* **Given request**
The records that follow are to be transcribed in full, without their images.

* **Information provided**
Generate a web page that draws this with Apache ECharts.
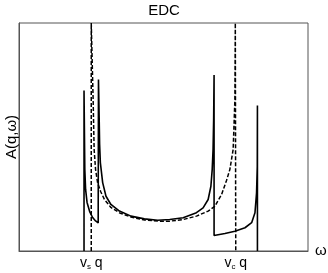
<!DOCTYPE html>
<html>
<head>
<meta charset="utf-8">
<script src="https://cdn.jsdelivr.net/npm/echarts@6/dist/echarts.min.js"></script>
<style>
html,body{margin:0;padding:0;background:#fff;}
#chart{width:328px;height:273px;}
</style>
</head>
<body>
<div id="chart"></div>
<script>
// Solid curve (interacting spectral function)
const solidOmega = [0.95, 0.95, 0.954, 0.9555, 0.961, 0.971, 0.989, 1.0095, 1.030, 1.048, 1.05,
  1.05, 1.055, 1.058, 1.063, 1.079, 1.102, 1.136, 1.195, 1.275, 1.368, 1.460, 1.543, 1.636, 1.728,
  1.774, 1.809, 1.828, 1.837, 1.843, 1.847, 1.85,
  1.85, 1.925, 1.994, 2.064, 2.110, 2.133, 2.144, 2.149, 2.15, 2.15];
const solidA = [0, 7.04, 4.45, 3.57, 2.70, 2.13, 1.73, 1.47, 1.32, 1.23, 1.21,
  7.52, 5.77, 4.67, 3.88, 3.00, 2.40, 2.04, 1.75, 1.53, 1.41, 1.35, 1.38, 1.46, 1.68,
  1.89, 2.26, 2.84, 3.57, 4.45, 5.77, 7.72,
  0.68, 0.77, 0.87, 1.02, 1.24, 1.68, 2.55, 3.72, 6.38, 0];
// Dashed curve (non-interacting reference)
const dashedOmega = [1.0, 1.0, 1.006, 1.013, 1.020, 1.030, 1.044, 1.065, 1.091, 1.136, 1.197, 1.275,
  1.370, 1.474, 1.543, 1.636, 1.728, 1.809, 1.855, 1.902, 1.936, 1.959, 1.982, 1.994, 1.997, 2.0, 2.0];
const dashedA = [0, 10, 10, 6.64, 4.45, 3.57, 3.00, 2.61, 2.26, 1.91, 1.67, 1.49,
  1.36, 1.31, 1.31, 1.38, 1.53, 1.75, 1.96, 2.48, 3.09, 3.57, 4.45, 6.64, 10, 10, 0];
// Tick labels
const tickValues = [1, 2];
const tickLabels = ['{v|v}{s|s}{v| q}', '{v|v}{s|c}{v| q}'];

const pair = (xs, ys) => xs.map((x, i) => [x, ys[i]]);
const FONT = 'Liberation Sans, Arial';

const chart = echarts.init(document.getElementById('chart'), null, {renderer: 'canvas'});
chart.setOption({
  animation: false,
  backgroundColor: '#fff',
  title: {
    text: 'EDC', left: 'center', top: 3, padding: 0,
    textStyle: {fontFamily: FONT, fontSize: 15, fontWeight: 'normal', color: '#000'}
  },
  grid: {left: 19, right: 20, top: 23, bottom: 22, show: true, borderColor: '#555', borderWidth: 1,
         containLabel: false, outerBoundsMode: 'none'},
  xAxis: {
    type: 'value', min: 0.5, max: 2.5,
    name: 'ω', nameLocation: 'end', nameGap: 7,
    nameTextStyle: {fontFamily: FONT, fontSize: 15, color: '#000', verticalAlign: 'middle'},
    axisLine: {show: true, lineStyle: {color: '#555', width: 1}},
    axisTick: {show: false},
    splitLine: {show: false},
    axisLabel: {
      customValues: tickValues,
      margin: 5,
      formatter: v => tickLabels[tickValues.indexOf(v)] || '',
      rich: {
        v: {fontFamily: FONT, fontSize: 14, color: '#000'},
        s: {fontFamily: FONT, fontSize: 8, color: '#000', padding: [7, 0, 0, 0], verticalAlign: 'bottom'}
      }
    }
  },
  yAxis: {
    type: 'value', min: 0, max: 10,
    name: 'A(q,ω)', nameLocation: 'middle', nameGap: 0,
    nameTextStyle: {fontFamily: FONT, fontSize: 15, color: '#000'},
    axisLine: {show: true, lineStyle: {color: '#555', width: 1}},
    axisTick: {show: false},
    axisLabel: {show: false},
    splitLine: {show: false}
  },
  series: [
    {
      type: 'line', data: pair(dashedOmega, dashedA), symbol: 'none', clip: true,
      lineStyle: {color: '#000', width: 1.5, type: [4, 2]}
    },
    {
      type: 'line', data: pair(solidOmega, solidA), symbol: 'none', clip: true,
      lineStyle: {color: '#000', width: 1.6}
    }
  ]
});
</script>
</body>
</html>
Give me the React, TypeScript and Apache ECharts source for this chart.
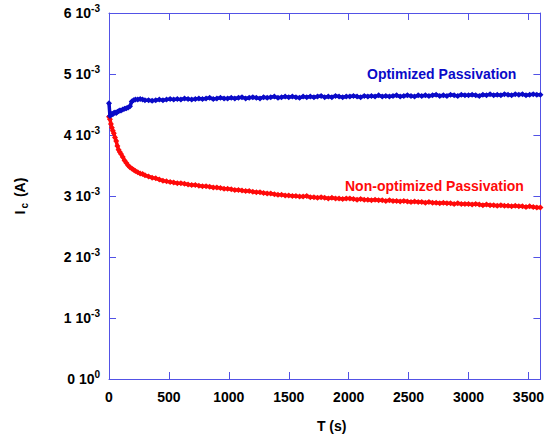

* **Task result**
Generate a web page that draws this with Apache ECharts.
<!DOCTYPE html>
<html>
<head>
<meta charset="utf-8">
<script src="https://cdn.jsdelivr.net/npm/echarts@6/dist/echarts.min.js"></script>
<style>
html,body{margin:0;padding:0;background:#fff;}
#chart{width:328px;height:273px;}
</style>
</head>
<body>
<div id="chart"></div>
<script>
// Solid curve (interacting spectral function)
const solidOmega = [0.95, 0.95, 0.954, 0.9555, 0.961, 0.971, 0.989, 1.0095, 1.030, 1.048, 1.05,
  1.05, 1.055, 1.058, 1.063, 1.079, 1.102, 1.136, 1.195, 1.275, 1.368, 1.460, 1.543, 1.636, 1.728,
  1.774, 1.809, 1.828, 1.837, 1.843, 1.847, 1.85,
  1.85, 1.925, 1.994, 2.064, 2.110, 2.133, 2.144, 2.149, 2.15, 2.15];
const solidA = [0, 7.04, 4.45, 3.57, 2.70, 2.13, 1.73, 1.47, 1.32, 1.23, 1.21,
  7.52, 5.77, 4.67, 3.88, 3.00, 2.40, 2.04, 1.75, 1.53, 1.41, 1.35, 1.38, 1.46, 1.68,
  1.89, 2.26, 2.84, 3.57, 4.45, 5.77, 7.72,
  0.68, 0.77, 0.87, 1.02, 1.24, 1.68, 2.55, 3.72, 6.38, 0];
// Dashed curve (non-interacting reference)
const dashedOmega = [1.0, 1.0, 1.006, 1.013, 1.020, 1.030, 1.044, 1.065, 1.091, 1.136, 1.197, 1.275,
  1.370, 1.474, 1.543, 1.636, 1.728, 1.809, 1.855, 1.902, 1.936, 1.959, 1.982, 1.994, 1.997, 2.0, 2.0];
const dashedA = [0, 10, 10, 6.64, 4.45, 3.57, 3.00, 2.61, 2.26, 1.91, 1.67, 1.49,
  1.36, 1.31, 1.31, 1.38, 1.53, 1.75, 1.96, 2.48, 3.09, 3.57, 4.45, 6.64, 10, 10, 0];
// Tick labels
const tickValues = [1, 2];
const tickLabels = ['{v|v}{s|s}{v| q}', '{v|v}{s|c}{v| q}'];

const pair = (xs, ys) => xs.map((x, i) => [x, ys[i]]);
const FONT = 'Liberation Sans, Arial';

const chart = echarts.init(document.getElementById('chart'), null, {renderer: 'canvas'});
chart.setOption({
  animation: false,
  backgroundColor: '#fff',
  title: {
    text: 'EDC', left: 'center', top: 3, padding: 0,
    textStyle: {fontFamily: FONT, fontSize: 15, fontWeight: 'normal', color: '#000'}
  },
  grid: {left: 19, right: 20, top: 23, bottom: 22, show: true, borderColor: '#555', borderWidth: 1,
         containLabel: false, outerBoundsMode: 'none'},
  xAxis: {
    type: 'value', min: 0.5, max: 2.5,
    name: 'ω', nameLocation: 'end', nameGap: 7,
    nameTextStyle: {fontFamily: FONT, fontSize: 15, color: '#000', verticalAlign: 'middle'},
    axisLine: {show: true, lineStyle: {color: '#555', width: 1}},
    axisTick: {show: false},
    splitLine: {show: false},
    axisLabel: {
      customValues: tickValues,
      margin: 5,
      formatter: v => tickLabels[tickValues.indexOf(v)] || '',
      rich: {
        v: {fontFamily: FONT, fontSize: 14, color: '#000'},
        s: {fontFamily: FONT, fontSize: 8, color: '#000', padding: [7, 0, 0, 0], verticalAlign: 'bottom'}
      }
    }
  },
  yAxis: {
    type: 'value', min: 0, max: 10,
    name: 'A(q,ω)', nameLocation: 'middle', nameGap: 0,
    nameTextStyle: {fontFamily: FONT, fontSize: 15, color: '#000'},
    axisLine: {show: true, lineStyle: {color: '#555', width: 1}},
    axisTick: {show: false},
    axisLabel: {show: false},
    splitLine: {show: false}
  },
  series: [
    {
      type: 'line', data: pair(dashedOmega, dashedA), symbol: 'none', clip: true,
      lineStyle: {color: '#000', width: 1.5, type: [4, 2]}
    },
    {
      type: 'line', data: pair(solidOmega, solidA), symbol: 'none', clip: true,
      lineStyle: {color: '#000', width: 1.6}
    }
  ]
});
</script>
</body>
</html>
Give me the React, TypeScript and Apache ECharts source for this chart.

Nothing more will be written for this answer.